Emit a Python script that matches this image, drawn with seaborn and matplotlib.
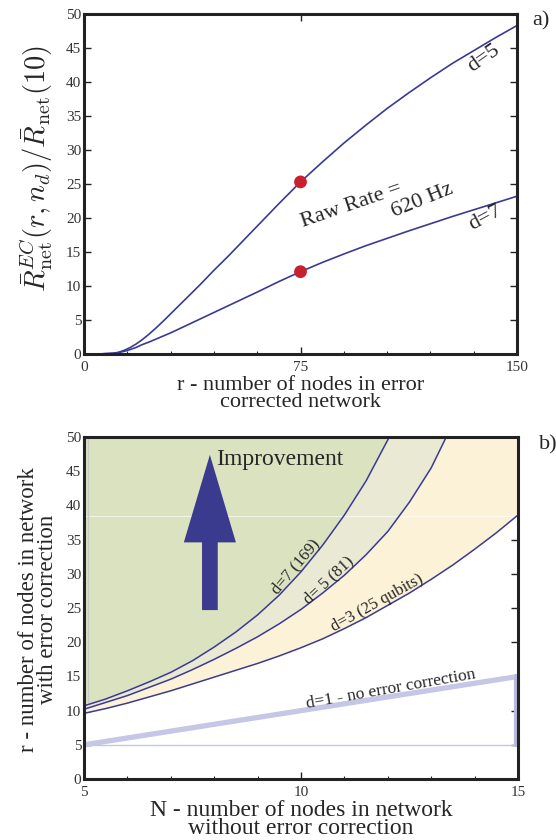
import numpy as np
import pandas as pd
import matplotlib
matplotlib.use("Agg")
import matplotlib.pyplot as plt
from matplotlib.ticker import MultipleLocator
import seaborn as sns

# panel a) - rate ratio against r (read off the curves)
r_vals = [0, 5, 10, 12, 14, 16, 18, 20, 22.5, 25, 27.5, 30, 35, 40, 45, 50, 55, 60,
          67.5, 75, 82.5, 90, 97.5, 105, 112.5, 120, 127.5, 135, 142.5, 150]
rate_d5 = [0, 0, 0.1, 0.25, 0.55, 0.95, 1.45, 2.05, 2.9, 3.85, 4.85, 5.9, 8.0, 10.1,
           12.3, 14.4, 16.6, 18.8, 22.1, 25.3, 28.2, 31.0, 33.6, 36.1, 38.4, 40.6,
           42.7, 44.6, 46.5, 48.3]
rate_d7 = [0, 0, 0.1, 0.2, 0.4, 0.65, 0.95, 1.35, 1.75, 2.2, 2.65, 3.1, 4.1, 5.1,
           6.1, 7.1, 8.1, 9.1, 10.65, 12.1, 13.45, 14.7, 15.9, 17.0, 18.1, 19.15,
           20.2, 21.2, 22.2, 23.2]
dot_r = [75, 75]
dot_rate = [25.3, 12.1]

# panel b) - r needed against N for each code distance
n_d3 = [5, 5.5, 6, 6.5, 7, 7.5, 8, 8.5, 9, 9.5, 10, 10.5, 11, 11.5, 12, 12.5, 13,
        13.5, 14, 14.5, 15]
r_d3 = [9.6, 10.3, 11.1, 12.0, 12.9, 13.9, 14.9, 15.9, 16.9, 18.0, 19.2, 20.5, 22.0,
        23.6, 25.4, 27.2, 29.2, 31.3, 33.6, 36.0, 38.6]
n_d5 = [5, 5.5, 6, 6.5, 7, 7.5, 8, 8.5, 9, 9.5, 10, 10.5, 11, 11.5, 12, 12.5, 13, 13.5]
r_d5 = [10.2, 11.2, 12.2, 13.4, 14.6, 16.0, 17.5, 19.1, 20.8, 22.7, 24.8, 27.2, 29.8,
        32.8, 36.2, 40.5, 45.5, 52.0]
n_d7 = [5, 5.5, 6, 6.5, 7, 7.5, 8, 8.5, 9, 9.5, 10, 10.5, 11, 11.5, 12, 12.25]
r_d7 = [10.7, 11.7, 12.9, 14.2, 15.6, 17.3, 19.3, 21.5, 24.0, 26.9, 30.3, 34.2, 38.6,
        43.6, 49.6, 53.0]
n_d1 = [5, 15]
r_d1 = [5, 15]

sns.set_theme(style="ticks")
plt.rcParams["font.family"] = ["Liberation Serif", "DejaVu Serif"]
plt.rcParams["mathtext.fontset"] = "cm"
plt.rcParams["axes.linewidth"] = 2.2
plt.rcParams["axes.edgecolor"] = "#222222"

navy = "#3a3a94"
lav = "#c6c6e6"

fig = plt.figure(figsize=(5.56, 8.4), dpi=100)
ax1 = fig.add_axes([0.1511, 0.5786, 0.7788, 0.4048])
ax2 = fig.add_axes([0.1511, 0.0726, 0.7806, 0.4071])


def style_ticks(ax):
    ax.tick_params(which="both", direction="in", top=True, right=True,
                   color="#222222", labelcolor="#333333", labelsize=11)
    ax.tick_params(which="major", length=5, width=1)
    ax.tick_params(which="minor", length=2.5, width=0.8, top=False, right=False)
    ax.tick_params(axis="y", pad=2)
    ax.tick_params(axis="x", pad=5)


# ---- panel a
df_a = pd.DataFrame({
    "r": r_vals + r_vals,
    "rate": rate_d5 + rate_d7,
    "d": ["d=5"] * len(r_vals) + ["d=7"] * len(r_vals),
})
sns.lineplot(data=df_a, x="r", y="rate", hue="d", palette=[navy, navy],
             lw=1.2, legend=False, ax=ax1)
sns.scatterplot(x=dot_r, y=dot_rate, s=85, color="#c8202e", edgecolor="none",
                zorder=5, ax=ax1)

ax1.set_xlim(0, 150)
ax1.set_ylim(0, 50)
ax1.set_xticks([0, 75, 150])
ax1.set_yticks(range(0, 51, 5))
ax1.xaxis.set_minor_locator(MultipleLocator(15))
style_ticks(ax1)

ax1.text(138.5, 43.4, "d=5", rotation=35, ha="center", va="center", fontsize=16)
ax1.text(138.9, 20.0, "d=7", rotation=28, ha="center", va="center", fontsize=16)
ax1.text(92.7, 21.8, "Raw Rate =", rotation=19, ha="center", va="center", fontsize=16)
ax1.text(117.2, 22.6, "620 Hz", rotation=22, ha="center", va="center", fontsize=16)

ax1.set_xlabel("r - number of nodes in error\ncorrected network", fontsize=16,
               linespacing=0.85)
ax1.xaxis.set_label_coords(0.5, -0.065)
ax1.set_ylabel(r"$\bar{R}^{EC}_{\rm net}(r,n_d)/\bar{R}_{\rm net}(10)$", fontsize=20.5)
ax1.yaxis.set_label_coords(-0.068, 0.547)
fig.text(541 / 556, 1 - 21 / 840, "a)", ha="center", va="center", fontsize=16)

# ---- panel b
ax2.fill(n_d3 + [15, 5], r_d3 + [55, 55], color="#fcf2d8", lw=0, zorder=1)
ax2.fill(n_d5 + [n_d5[-1], 5], r_d5 + [55, 55], color="#eae9d4", lw=0, zorder=1)
ax2.fill(n_d7 + [n_d7[-1], 5], r_d7 + [55, 55], color="#dbe2bf", lw=0, zorder=1)
ax2.axhline(38.5, color="white", lw=0.8, alpha=0.6, zorder=1.5)
ax2.plot([5.09, 5.09], [11.2, 50], color="#c8c8c8", lw=1, zorder=1.5)

df_b = pd.DataFrame({
    "N": n_d3 + n_d5 + n_d7,
    "r": r_d3 + r_d5 + r_d7,
    "d": ["d=3"] * len(n_d3) + ["d=5"] * len(n_d5) + ["d=7"] * len(n_d7),
})
sns.lineplot(data=df_b, x="N", y="r", hue="d", palette=[navy] * 3, lw=1.1,
             legend=False, ax=ax2, zorder=3)

sns.lineplot(x=n_d1, y=r_d1, color=lav, lw=3.8, ax=ax2, zorder=2)
ax2.plot([5, 15], [5, 5], color=lav, lw=1.0, zorder=2)
ax2.plot([14.96, 14.96], [5, 15], color="#b9b9dd", lw=3, zorder=2)

ax2.arrow(7.9, 24.7, 0, 47.4 - 24.7, width=0.362, head_width=1.2,
          head_length=12.8, length_includes_head=True, color="#3a3a8e",
          lw=0, zorder=4)

ax2.text(8.05, 45.9, "Improvement", ha="left", va="baseline", fontsize=17)
ax2.text(9.88, 31.1, "d=7 (169)", rotation=50, ha="center", va="center", fontsize=12)
ax2.text(10.63, 29.1, "d= 5 (81)", rotation=43, ha="center", va="center", fontsize=12)
ax2.text(11.75, 25.8, "d=3 (25 qubits)", rotation=29, ha="center", va="center", fontsize=12)
ax2.text(12.07, 13.2, "d=1 - no error correction", rotation=10, ha="center",
         va="center", fontsize=12.5)

ax2.set_xlim(5, 15)
ax2.set_ylim(0, 50)
ax2.set_xticks([5, 10, 15])
ax2.set_yticks(range(0, 51, 5))
ax2.xaxis.set_minor_locator(MultipleLocator(1))
style_ticks(ax2)
for sp in ax2.spines.values():
    sp.set_zorder(6)

ax2.set_xlabel("N - number of nodes in network\nwithout error correction", fontsize=17,
               linespacing=0.85)
ax2.xaxis.set_label_coords(0.5, -0.06)
ax2.set_ylabel("r - number of nodes in network\nwith error correction", fontsize=16.5,
               linespacing=0.85)
ax2.yaxis.set_label_coords(-0.06, 0.495)
fig.text(548 / 556, 1 - 445 / 840, "b)", ha="center", va="center", fontsize=16)

fig.savefig("out.png", dpi=100)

==================================================

> **EXERCISE TASK**
Exactly restate the lines from the beginning of the data through the line with "import seaborn as sns", and no others, keeping pictures out.

> **OUTPUT OF THE EXERCISE**
Emit a Python script that matches this image, drawn with seaborn and matplotlib.
import numpy as np
import pandas as pd
import matplotlib
matplotlib.use("Agg")
import matplotlib.pyplot as plt
from matplotlib.ticker import MultipleLocator
import seaborn as sns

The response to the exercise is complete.